The Commission intends to develop proposals for harmonised mandatory front-of-pack (FoP) nutrition labelling and setting nutrient profiles.  According to the text of the Consultation Information, views are sought from stakeholders on four aspects of labelling, namely: 

  • FoP nutrition labelling
    The Commission will consider the following types of harmonised FoP nutrition labelling schemes:
    • Nutrient-specific labels – numerical
    • Nutrient-specific labels – colour coded
    • Summary labels – endorsement logos
    • Summary labels – graded indicators
  • Nutrient Profiles
    It is intended to use the concept of nutrient profiles to determine if a food can make a nutrition or health claim. The objective is to prevent a positive health message (either by way of a nutrition or health claim) on foods high in restricted nutrients such as saturated fat, sugar and salt.
  • Origin Labelling
    Under the Farm to Fork Strategy, the Commission will consider drafting a proposal to extend origin indication for certain food categories.
  • Date Marking
    The objective of the Farm to Fork Strategy action on date marking is to prevent consumers from unnecessarily discarding foods past their ‘best before’ date by tackling the misunderstanding and misuse of date marking (the ‘use by’ and ‘best before’ dates).

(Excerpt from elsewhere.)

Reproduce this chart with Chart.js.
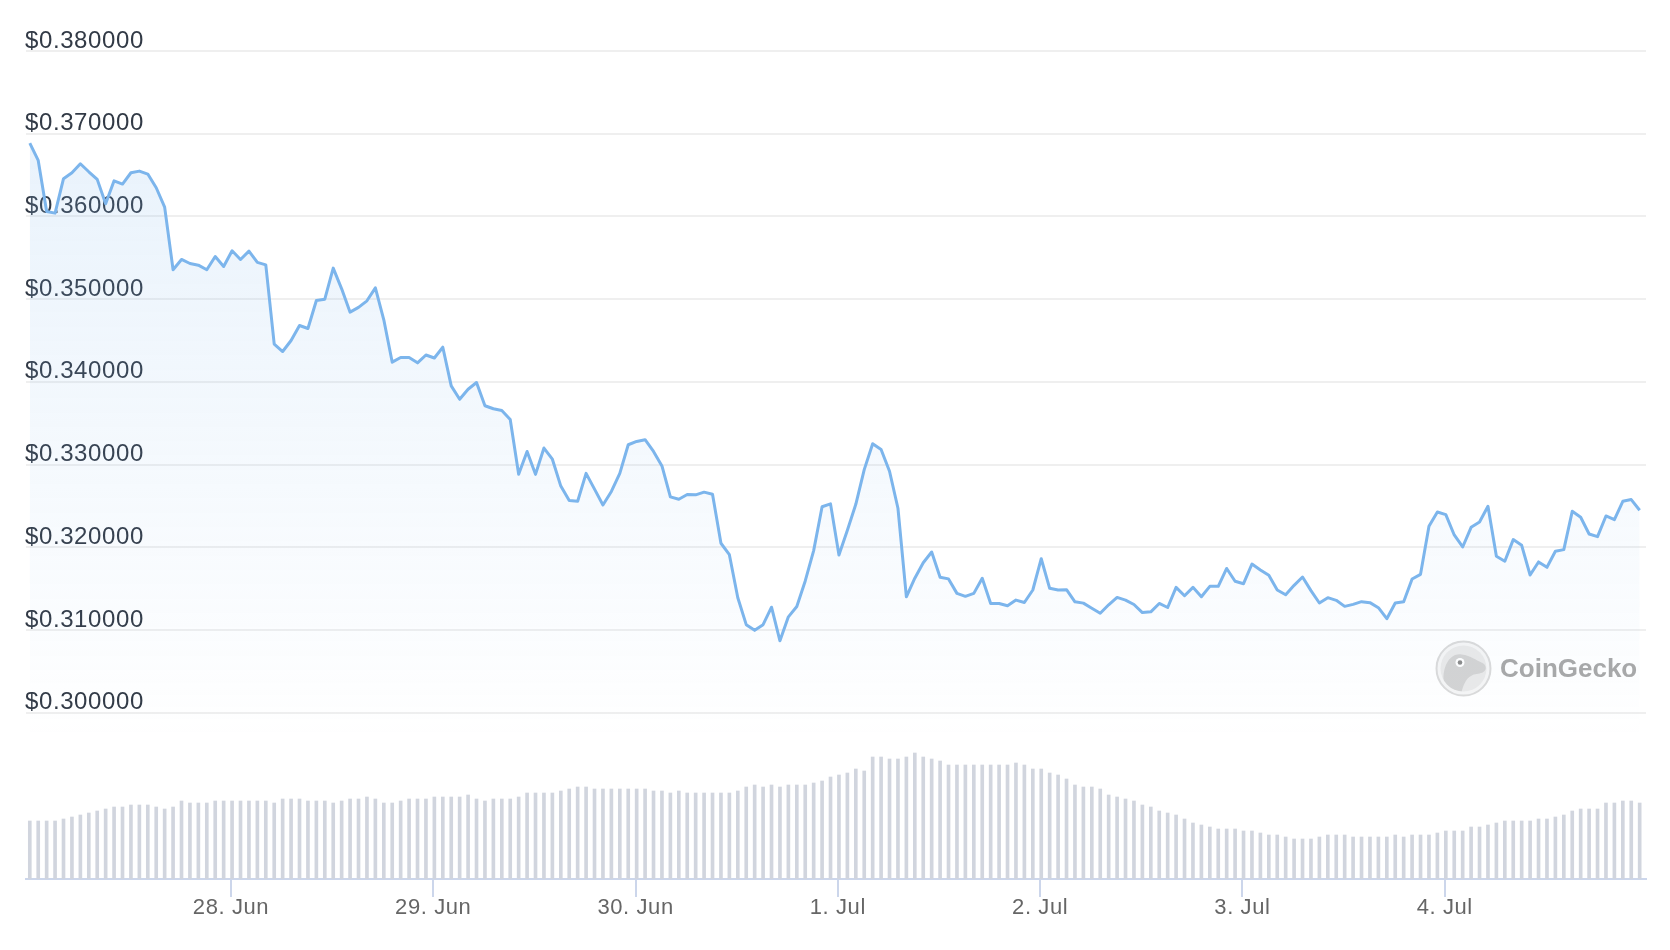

Food labelling forms a key part of the Commission’s strategy to inform consumers around sustainable food systems. The Consultation is one part of that process, with the feedback forming part of the Commission’s proposal to harmonise food labelling.  The Irish Government’s Bill on mandatory calorie posting aligns with that theme, although it remains to be seen if any timely movement will be made on progressing the General Scheme of the Bill.  Submissions to the Consultation can be made through an online questionnaire, which is accessible on the FSAI website.   The closing date of the Consultation is 25 March 2021.  As observed by Dr Pamela Byrne, FSAI Chief Executive 

“We are encouraging everyone who has an interest in this area to contribute to this consultation. The majority of food legislation in Ireland originates from the EU, so taking part and voicing opinions now is paramount to help inform the national position.”